Dans l’attente d’un comité central d’entreprise le 13 février à Paris, où la direction de Saint-Louis Sucre présentera ses scénarios, c’est la fin de l’activité raffinage qui est redoutée - l’usine fait aussi du conditionnement. "Rien n’est encore décidé", assure-t-on au siège du groupe, racheté en 2001 par l’allemand Südzucker.
Le sort de salariés a un retentissement important à Marseille, marquée par la bataille pour le maintien d’une activité sur le site Nestlé. Le député Frédéric Dutoit (PCF) a lancé un appel à la sauvegarde du site. La CGT indique que, contrairement aux affirmations de la direction, l’activité raffinage a encore de l’avenir : elle blanchit 150 000 tonnes de sucre chaque année et pourrait, sans grands investissements, aller jusqu’à 270 000.

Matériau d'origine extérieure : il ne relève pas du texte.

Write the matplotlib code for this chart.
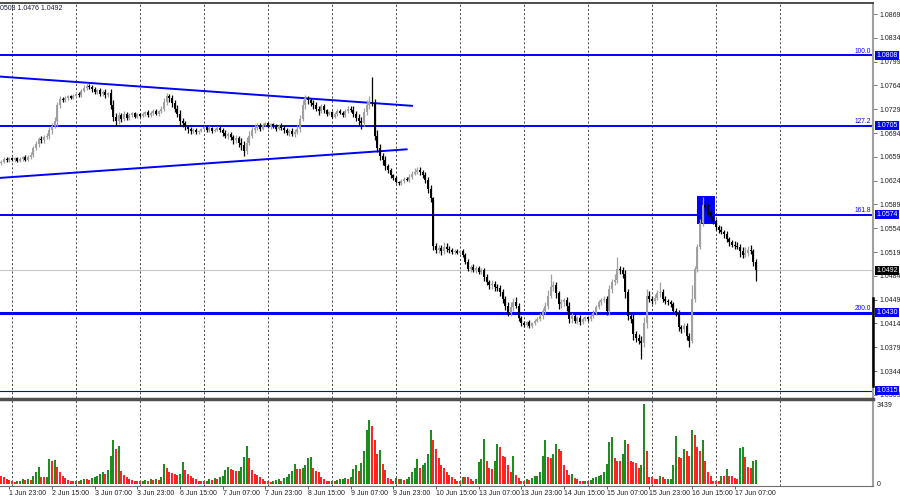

C’est sans compter sur la réforme, entrée en vigueur en 2006, qui exige une baisse de la production en Europe et ébranlera la rentabilité du site. Celle-ci met fin au monopole de raffinage du sucre roux actuellement détenu par six raffineries portuaires européennes. N’importe quelle sucrerie pourra effectuer cette opération. La réforme prévoit aussi la fin des aides spécifiques au raffinage en 2009.
Le site de Marseille deviendrait donc déficitaire, selon la direction. Saint-Louis Sucre, qui a 14 sites dont 7 sucreries, pourrait bénéficier d’aides européennes prévues par la réforme, pour d’éventuelles restructurations à Marseille.
"DISPARITION DE BASSINS"
Si le sort de ce site constitue la première répercussion de la réforme, planteurs et fabricants craignent un impact plus large, alors que la France devait être épargnée. Le raffinage, en effet, n’est qu’un mince volet de cette réforme qui vise à ce que l’Union européenne, d’exportatrice, devienne importatrice de sucre.
Les soutiens à l’exportation seront supprimés et les prix comme les volumes baissés d’un tiers. En quatre ans, la production doit être réduite de 6 millions de tonnes. Mais pas de façon homogène, car la réforme prévoit que l’activité perdurera là où elle est la plus compétitive, principalement en France, et disparaîtra ailleurs, aidée en cela par un fonds de restructuration.
Selon les syndicats européens de salariés, la réforme devrait aboutir à la fermeture de 100 sites (40 % des entreprises européennes) et à la suppression de 150 000 emplois directs et indirects.
Mais les abandons de production ne sont pas au rendez-vous, même si en Italie ou en Irlande des fermetures ont été engagées. Selon la Commission, seulement 2 millions de tonnes seraient abandonnées pour les deux premières années de la réforme, quand on en attendait 5.
Le comité européen de gestion du sucre devrait entériner, jeudi 8 février, un retrait de 12 % des quotas pour la campagne actuelle proposé par la Commission. Les Français poussent à ce que la réforme soit remise en chantier et plaident pour un fonds de restructuration plus attractif.
Les industriels français comptent monter au créneau, lundi 5 et mardi 6 février à Bruxelles, où une rencontre entre représentants des fabricants européens est prévue. Les discussions s’annoncent houleuses, car les intérêts divergent selon les pays.
"Le risque, c’est que si la réforme ne fonctionne pas, au plus tard en 2010, la France devra comme les autres abandonner 20 % à 25 % de son quota, explique Philippe Soubestre, le président du Syndicat national des fabricants de sucre. Il faudra alors diminuer d’un quart le nombre d’usines (30 aujourd’hui) en France et envisager la disparition de certains bassins betteraviers."